Choosing the Right photos for your Model Comp Card
Here are some tips that I’ve learned throughout my modeling & photography experiences for how to choose the right photos to put on your modeling comp card for commercial print work.
Now, these guidelines apply specifically towards getting work in the commercial print area, as that is the genre of the modeling industry I’m most familiar with. When it comes to high-fashion, typically your exclusive agency will choose the appropriate photos to best market you to their clients. But when you’re pursuing commercial print work (typically because you don’t fit the prerequisites of a fashion model) most likely you’ll be freelancing with more than one talent agency and often will need to supply your own comp cards. (And you should want to! It’s SO much cheaper to produce them on your own than to let the agency charge you for their supplier.)
Photo #1 – The Front
Obviously, the front image should be your strongest image and almost always it should be a headshot or close-up.
* You should have just ONE image on the front of your comp card & your name. Similar to an actor’s headshot.
Photo #2 – The Smiling Shot
Commercial print is all about selling the product, and typically, with a smile! :) So, include your best happy, natural looking smiley photo available. If your “big smile” is on the Front, then include another smile on the back. It can be a different outfit, angle, or different kind of smile. (like the “soft smile” or the “smirk”)

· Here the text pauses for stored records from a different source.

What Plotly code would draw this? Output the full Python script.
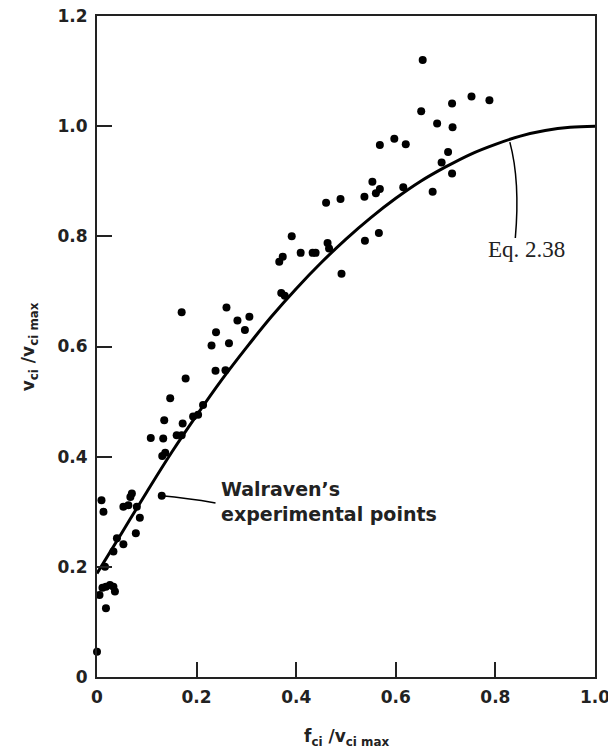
import plotly.graph_objects as go

# Walraven's experimental points
pts_x = [0.000, 0.009, 0.013, 0.018, 0.005, 0.011, 0.018, 0.026, 0.033, 0.036,
         0.016, 0.033, 0.040, 0.053, 0.078, 0.086, 0.053, 0.063, 0.070, 0.067,
         0.080, 0.130, 0.108, 0.133, 0.160, 0.170, 0.131, 0.137, 0.135, 0.147,
         0.172, 0.193, 0.203, 0.213, 0.178, 0.170, 0.238, 0.258, 0.230, 0.265,
         0.239, 0.297, 0.282, 0.306, 0.260, 0.370, 0.377, 0.366, 0.373, 0.391,
         0.409, 0.433, 0.439, 0.463, 0.466, 0.491, 0.460, 0.489, 0.537, 0.538,
         0.566, 0.553, 0.568, 0.560, 0.615, 0.674, 0.692, 0.705, 0.713, 0.568,
         0.597, 0.620, 0.651, 0.683, 0.714, 0.654, 0.713, 0.752, 0.788]
pts_y = [0.046, 0.321, 0.300, 0.125, 0.149, 0.162, 0.164, 0.167, 0.164, 0.155,
         0.200, 0.228, 0.252, 0.241, 0.261, 0.289, 0.309, 0.312, 0.333, 0.327,
         0.309, 0.329, 0.434, 0.433, 0.439, 0.439, 0.401, 0.407, 0.466, 0.506,
         0.460, 0.473, 0.476, 0.494, 0.542, 0.662, 0.556, 0.557, 0.602, 0.606,
         0.626, 0.630, 0.647, 0.654, 0.671, 0.697, 0.692, 0.754, 0.763, 0.800,
         0.770, 0.770, 0.770, 0.788, 0.778, 0.732, 0.861, 0.868, 0.872, 0.792,
         0.806, 0.899, 0.886, 0.878, 0.889, 0.881, 0.934, 0.953, 0.914, 0.966,
         0.977, 0.967, 1.027, 1.005, 0.998, 1.120, 1.041, 1.054, 1.047]

# Eq. 2.38 curve
curve_x = [0.00, 0.05, 0.10, 0.15, 0.20, 0.25, 0.30, 0.35, 0.40, 0.45, 0.50,
           0.55, 0.60, 0.65, 0.70, 0.75, 0.80, 0.85, 0.90, 0.95, 1.00]
curve_y = [0.188, 0.262, 0.336, 0.408, 0.475, 0.539, 0.598, 0.654, 0.705, 0.752, 0.795,
           0.834, 0.869, 0.900, 0.926, 0.949, 0.967, 0.982, 0.992, 0.998, 1.000]

x_ticks = [0, 0.2, 0.4, 0.6, 0.8, 1.0]
x_tick_text = ["0", "0.2", "0.4", "0.6", "0.8", "1.0"]
y_ticks = [0, 0.2, 0.4, 0.6, 0.8, 1.0, 1.2]
y_tick_text = ["0", "0.2", "0.4", "0.6", "0.8", "1.0", "1.2"]

fig = go.Figure()
fig.add_trace(go.Scatter(x=curve_x, y=curve_y, mode="lines",
                         line=dict(color="black", width=3, shape="spline"),
                         hoverinfo="skip", showlegend=False, cliponaxis=False))
fig.add_trace(go.Scatter(x=pts_x, y=pts_y, mode="markers",
                         marker=dict(color="black", size=8),
                         showlegend=False, cliponaxis=False))

# pointer lines
fig.add_shape(type="path", xref="x", yref="y",
              path="M 0.130 0.329 Q 0.18 0.325 0.238 0.316",
              line=dict(color="black", width=1.5))
fig.add_shape(type="path", xref="x", yref="y",
              path="M 0.829 0.971 Q 0.850 0.900 0.840 0.797",
              line=dict(color="black", width=1.5))

sans = "DejaVu Sans"
fig.add_annotation(x=0.244, y=0.318, xref="x", yref="y", xanchor="left", yanchor="middle",
                   text="<b>Walraven’s<br>experimental points</b>", showarrow=False, align="left",
                   font=dict(family=sans, size=19, color="#222"))
fig.add_annotation(x=0.862, y=0.777, xref="x", yref="y", xanchor="center", yanchor="middle",
                   text="Eq. 2.38", showarrow=False,
                   font=dict(family="Liberation Serif", size=23, color="#222"))

# axis titles
fig.add_annotation(x=-0.135, y=0.5, xref="paper", yref="paper", textangle=-90,
                   xanchor="center", yanchor="middle", showarrow=False,
                   text="<b>v<sub>ci</sub> /v<sub>ci max</sub></b>",
                   font=dict(family=sans, size=17, color="#222"))
fig.add_annotation(x=0.5, y=-0.092, xref="paper", yref="paper",
                   xanchor="center", yanchor="middle", showarrow=False,
                   text="<b>f<sub>ci</sub> /v<sub>ci max</sub></b>",
                   font=dict(family=sans, size=17, color="#222"))

axis_common = dict(showgrid=False, zeroline=False, showline=True, linecolor="#222",
                   linewidth=2, mirror=True, ticks="inside", ticklen=15, tickwidth=1.5,
                   tickcolor="#222", automargin=False, ticklabeloverflow="allow",
                   tickfont=dict(family=sans, size=17, color="#222", weight="bold"))

fig.update_xaxes(range=[0, 1.0], tickvals=x_ticks, ticktext=x_tick_text,
                 ticklabelstandoff=4, **axis_common)
fig.update_yaxes(range=[0, 1.2], tickvals=y_ticks, ticktext=y_tick_text,
                 ticklabelstandoff=4, **axis_common)

# the page body adds an 8px offset, so the figure is sized to fit the window
fig.update_layout(width=608, height=745,
                  margin=dict(l=89, r=21, t=8, b=76),
                  plot_bgcolor="white", paper_bgcolor="white")

fig.write_html("out.html")
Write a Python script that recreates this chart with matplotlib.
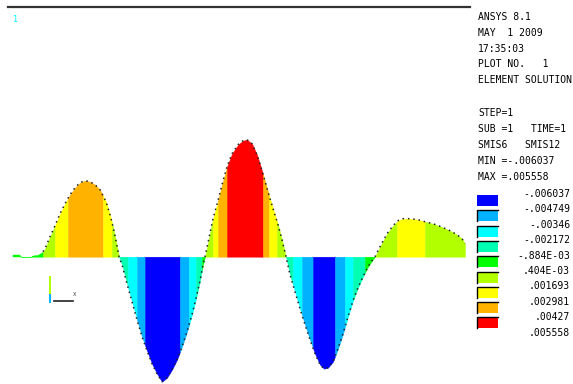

This is the “everyday You” look. The outfit you most like to wear to auditions. The photo that most shows the REAL you – day to day, what you look like when you’re not trying too hard. You get the picture. Jeans & a nice shirt. 3/4 or full body length.
Photo #4 – Business / Professional
The level of exactly how businesslike or how professional you want to look for this next outfit depends on you & your particular niche market. If you’re typically being cast for roles as a business person, then you’ll want to show a business look. If your “serious” look is a younger, student kind of serious, then you could either dress semi-formal/business casual or fully formal suit & tie. You can do this one as dressy or trendy as you like!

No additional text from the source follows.